A public performance of a participatory art installation, due to take place today (27 September) on the Waterworks River at the Olympic Park in east London, has been cancelled after high levels of sewage were found in the water.
Discosailing: A Ballet On Water by London-based artist Rasheed Araeen involves nine participants, who were each due to occupy an inflatable floating disc. Six performances—organised by outdoor sculpture trail The Line—were scheduled to take place throughout the day, each lasting 30 minutes.
It was first performed on 27 July to coincide with the start of the Olympic Games in Paris—where concerns were also raised about water quality—with today due to be its second showing.
Sewage discharge into UK waterways has been a growing concern. A report this year by The Rivers Trust found that no single stretch of river in England is in good overall health.
Surfers Against Sewage say there were 584,001 discharges of raw sewage into UK waterways in 2023 with 75% of UK rivers posing a serious risk to human health. Last year the charity collaborated with designer Niall Jones to create The Floater, a surfboard made of sewage.
Tim Nunn, from Surfers Against Sewage, says of the Olympic Park cancellation: “This is another case of decades of underinvestment in our sewage system impacting another group of passionate people who love the water.
"We’re an island nation with a natural affinity for our waterways and seas for sports, recreation and art and both regulators and water companies need to start taking this seriously and invest money in monitoring, regulation and improvement of our wastewater systems.”
Discosailing has been a work more than 50 years in the making. It began after Araeen witnessed two people floating on a piece of polystyrene in a canal in Pakistan, where he was born and studied as a civil engineer. He said: “Discosailing is a play. Play is a part of human life, it’s a dance of the body on water.

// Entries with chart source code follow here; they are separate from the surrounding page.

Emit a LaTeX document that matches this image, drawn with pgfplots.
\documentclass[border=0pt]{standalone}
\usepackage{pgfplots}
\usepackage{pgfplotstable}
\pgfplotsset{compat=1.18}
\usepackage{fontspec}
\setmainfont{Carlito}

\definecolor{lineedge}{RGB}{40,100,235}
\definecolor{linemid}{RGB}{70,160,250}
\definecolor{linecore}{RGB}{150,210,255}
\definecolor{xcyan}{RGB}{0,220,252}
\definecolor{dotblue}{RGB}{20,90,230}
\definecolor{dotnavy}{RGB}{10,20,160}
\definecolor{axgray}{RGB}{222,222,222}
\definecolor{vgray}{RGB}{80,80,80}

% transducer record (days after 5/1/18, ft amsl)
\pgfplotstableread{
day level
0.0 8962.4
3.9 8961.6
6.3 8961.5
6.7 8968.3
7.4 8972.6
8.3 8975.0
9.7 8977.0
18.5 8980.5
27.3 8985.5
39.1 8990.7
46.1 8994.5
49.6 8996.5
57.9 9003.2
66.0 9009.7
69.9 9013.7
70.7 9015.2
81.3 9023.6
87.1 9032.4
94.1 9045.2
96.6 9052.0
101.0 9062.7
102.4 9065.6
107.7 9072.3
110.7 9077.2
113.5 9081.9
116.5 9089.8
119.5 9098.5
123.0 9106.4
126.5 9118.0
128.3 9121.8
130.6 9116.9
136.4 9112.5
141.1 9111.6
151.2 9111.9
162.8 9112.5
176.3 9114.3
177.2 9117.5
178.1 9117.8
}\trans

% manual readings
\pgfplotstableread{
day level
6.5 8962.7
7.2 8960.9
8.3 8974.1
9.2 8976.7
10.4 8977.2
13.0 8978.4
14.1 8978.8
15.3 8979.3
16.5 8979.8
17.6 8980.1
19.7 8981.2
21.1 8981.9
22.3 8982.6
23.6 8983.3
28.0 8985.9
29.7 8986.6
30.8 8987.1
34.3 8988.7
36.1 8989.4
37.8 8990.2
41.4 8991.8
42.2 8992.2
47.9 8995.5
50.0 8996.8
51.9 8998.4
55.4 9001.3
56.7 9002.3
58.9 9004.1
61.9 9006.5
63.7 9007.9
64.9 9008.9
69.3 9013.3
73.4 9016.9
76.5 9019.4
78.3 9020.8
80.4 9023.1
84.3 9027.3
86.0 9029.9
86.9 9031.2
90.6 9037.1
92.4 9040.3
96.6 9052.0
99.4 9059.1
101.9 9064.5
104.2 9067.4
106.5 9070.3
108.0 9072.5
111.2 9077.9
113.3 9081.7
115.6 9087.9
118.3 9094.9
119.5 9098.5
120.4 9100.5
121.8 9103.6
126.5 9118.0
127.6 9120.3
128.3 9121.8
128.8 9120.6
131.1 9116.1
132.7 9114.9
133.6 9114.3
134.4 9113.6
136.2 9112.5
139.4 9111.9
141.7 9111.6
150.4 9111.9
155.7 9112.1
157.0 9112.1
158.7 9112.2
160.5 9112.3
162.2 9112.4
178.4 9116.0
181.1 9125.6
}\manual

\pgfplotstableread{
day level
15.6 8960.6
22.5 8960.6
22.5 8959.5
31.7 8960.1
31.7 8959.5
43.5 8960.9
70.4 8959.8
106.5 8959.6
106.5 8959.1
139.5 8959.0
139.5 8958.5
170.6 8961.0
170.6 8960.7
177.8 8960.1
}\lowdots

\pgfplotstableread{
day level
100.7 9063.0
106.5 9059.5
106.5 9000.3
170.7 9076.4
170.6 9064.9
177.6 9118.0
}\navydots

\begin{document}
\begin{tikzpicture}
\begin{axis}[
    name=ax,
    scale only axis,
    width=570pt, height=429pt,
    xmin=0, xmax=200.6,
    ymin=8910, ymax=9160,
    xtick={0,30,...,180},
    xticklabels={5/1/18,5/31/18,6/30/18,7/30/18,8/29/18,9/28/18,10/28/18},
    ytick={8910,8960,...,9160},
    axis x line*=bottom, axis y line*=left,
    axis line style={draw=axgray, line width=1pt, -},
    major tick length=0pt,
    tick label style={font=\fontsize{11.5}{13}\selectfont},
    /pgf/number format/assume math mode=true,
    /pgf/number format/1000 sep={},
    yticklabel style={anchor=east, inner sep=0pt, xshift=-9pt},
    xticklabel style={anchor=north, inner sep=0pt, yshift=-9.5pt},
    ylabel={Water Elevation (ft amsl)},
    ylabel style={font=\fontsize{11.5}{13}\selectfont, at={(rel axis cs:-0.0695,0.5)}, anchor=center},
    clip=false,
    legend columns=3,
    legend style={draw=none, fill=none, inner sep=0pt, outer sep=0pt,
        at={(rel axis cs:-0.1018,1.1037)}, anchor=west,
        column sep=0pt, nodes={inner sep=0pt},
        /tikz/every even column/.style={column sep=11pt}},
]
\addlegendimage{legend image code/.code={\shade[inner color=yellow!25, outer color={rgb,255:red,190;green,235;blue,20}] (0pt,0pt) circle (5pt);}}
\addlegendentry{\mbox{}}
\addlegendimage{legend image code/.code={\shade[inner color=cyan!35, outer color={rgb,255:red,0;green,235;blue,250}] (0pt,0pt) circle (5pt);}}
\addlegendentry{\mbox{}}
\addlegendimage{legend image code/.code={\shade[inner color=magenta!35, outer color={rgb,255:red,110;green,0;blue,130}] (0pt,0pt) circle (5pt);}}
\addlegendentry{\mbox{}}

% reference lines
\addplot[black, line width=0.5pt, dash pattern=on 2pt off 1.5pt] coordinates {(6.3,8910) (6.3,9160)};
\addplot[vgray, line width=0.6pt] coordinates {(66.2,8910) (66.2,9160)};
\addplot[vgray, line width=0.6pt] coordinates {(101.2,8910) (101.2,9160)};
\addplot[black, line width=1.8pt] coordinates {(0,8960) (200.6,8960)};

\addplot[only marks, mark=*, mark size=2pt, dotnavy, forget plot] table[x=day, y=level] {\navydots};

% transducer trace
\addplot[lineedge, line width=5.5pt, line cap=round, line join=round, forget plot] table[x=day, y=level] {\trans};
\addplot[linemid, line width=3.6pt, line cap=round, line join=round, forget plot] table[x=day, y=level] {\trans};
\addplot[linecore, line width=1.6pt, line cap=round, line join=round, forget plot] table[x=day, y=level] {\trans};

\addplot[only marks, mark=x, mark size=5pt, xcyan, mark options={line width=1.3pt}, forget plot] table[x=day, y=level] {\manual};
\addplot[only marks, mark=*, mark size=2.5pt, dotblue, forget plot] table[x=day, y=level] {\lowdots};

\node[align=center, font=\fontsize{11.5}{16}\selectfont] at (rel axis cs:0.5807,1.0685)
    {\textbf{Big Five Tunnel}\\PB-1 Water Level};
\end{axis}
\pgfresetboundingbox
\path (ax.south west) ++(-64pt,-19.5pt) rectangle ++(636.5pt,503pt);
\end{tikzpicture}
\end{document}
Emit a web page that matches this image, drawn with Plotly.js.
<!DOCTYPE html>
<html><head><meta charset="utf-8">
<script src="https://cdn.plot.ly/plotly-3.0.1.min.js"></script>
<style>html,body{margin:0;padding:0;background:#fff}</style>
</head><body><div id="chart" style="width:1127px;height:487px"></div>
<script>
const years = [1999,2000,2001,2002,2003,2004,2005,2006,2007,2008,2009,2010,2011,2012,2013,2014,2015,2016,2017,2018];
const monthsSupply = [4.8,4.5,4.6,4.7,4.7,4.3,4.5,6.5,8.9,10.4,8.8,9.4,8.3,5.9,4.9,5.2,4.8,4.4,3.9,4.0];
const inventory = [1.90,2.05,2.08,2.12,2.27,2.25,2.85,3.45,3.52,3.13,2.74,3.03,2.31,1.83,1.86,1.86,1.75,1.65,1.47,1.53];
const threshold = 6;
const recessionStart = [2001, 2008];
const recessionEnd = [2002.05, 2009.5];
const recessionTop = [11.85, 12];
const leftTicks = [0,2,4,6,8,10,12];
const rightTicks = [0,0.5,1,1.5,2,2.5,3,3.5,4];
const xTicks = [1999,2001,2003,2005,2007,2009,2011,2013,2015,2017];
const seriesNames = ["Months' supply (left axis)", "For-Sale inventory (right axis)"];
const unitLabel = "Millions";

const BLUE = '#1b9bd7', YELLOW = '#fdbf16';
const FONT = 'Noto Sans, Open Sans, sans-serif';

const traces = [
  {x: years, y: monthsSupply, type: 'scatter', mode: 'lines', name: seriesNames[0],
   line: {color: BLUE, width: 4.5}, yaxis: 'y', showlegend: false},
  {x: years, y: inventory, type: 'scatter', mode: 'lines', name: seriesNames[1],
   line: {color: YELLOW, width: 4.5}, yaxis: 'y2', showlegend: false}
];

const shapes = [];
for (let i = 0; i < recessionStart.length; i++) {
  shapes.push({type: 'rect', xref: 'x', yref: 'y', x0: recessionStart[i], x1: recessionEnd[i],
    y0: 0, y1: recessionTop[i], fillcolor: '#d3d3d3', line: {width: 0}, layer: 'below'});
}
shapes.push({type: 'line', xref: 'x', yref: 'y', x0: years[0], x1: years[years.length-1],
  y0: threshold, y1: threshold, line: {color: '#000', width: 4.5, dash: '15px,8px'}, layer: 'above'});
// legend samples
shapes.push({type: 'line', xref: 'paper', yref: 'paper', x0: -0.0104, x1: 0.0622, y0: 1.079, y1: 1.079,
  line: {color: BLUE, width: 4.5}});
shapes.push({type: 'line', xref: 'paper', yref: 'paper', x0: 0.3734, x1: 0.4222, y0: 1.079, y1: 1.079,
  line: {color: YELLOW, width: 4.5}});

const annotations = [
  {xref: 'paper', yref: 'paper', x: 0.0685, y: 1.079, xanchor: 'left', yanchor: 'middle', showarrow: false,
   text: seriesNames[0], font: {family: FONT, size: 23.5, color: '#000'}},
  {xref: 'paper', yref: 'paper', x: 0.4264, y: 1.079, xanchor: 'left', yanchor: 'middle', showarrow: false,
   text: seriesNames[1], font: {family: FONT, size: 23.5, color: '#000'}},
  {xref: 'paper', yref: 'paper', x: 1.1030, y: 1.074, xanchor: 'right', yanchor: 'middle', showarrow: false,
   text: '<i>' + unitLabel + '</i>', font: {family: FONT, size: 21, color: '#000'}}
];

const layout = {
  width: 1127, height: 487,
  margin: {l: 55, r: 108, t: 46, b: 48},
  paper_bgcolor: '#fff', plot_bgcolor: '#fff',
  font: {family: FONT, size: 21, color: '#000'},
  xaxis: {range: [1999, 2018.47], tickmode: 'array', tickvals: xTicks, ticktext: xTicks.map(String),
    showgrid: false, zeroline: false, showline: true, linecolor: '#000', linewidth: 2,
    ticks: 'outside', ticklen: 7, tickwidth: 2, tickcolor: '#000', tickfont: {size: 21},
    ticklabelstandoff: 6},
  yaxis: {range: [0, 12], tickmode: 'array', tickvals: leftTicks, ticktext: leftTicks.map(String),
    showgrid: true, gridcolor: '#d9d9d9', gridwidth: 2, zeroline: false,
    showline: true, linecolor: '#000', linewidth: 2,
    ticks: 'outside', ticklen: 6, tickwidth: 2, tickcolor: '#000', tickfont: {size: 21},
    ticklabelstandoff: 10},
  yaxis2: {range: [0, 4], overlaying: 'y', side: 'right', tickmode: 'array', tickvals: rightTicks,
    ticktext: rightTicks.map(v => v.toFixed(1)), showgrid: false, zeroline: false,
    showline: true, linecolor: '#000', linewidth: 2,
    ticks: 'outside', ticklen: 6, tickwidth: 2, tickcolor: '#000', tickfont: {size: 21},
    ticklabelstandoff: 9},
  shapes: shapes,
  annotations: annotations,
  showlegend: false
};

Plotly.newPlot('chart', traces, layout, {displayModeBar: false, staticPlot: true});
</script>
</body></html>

"The body is free to respond to balance, it can be a sort of ballet. It can be many movements depending on the direction of the wind but it is the slowness of the whole thing which is important. My job is to create the structures and Discosailing is one of them. I create the structure and then hand it over to the public and it's up to the public to carry on with the work.”
The artist Jason deCaires Taylor, who installed a sculpture of swimmers and other water users called Sirens of Sewage on Whitstable beach in Kent earlier this year, told The Art Newspaper: “I never thought I would hear the words ballet and sewage in the same sentence. However this is Britain we live in.
"But let’s be clear this is what happens when you turn a fundamental right: access to clean water, into a profit-making business. We have lots of sharks in UK waters but they tend to be the CEO’s of our national water utility companies.”
Thames Water have been approached for comment.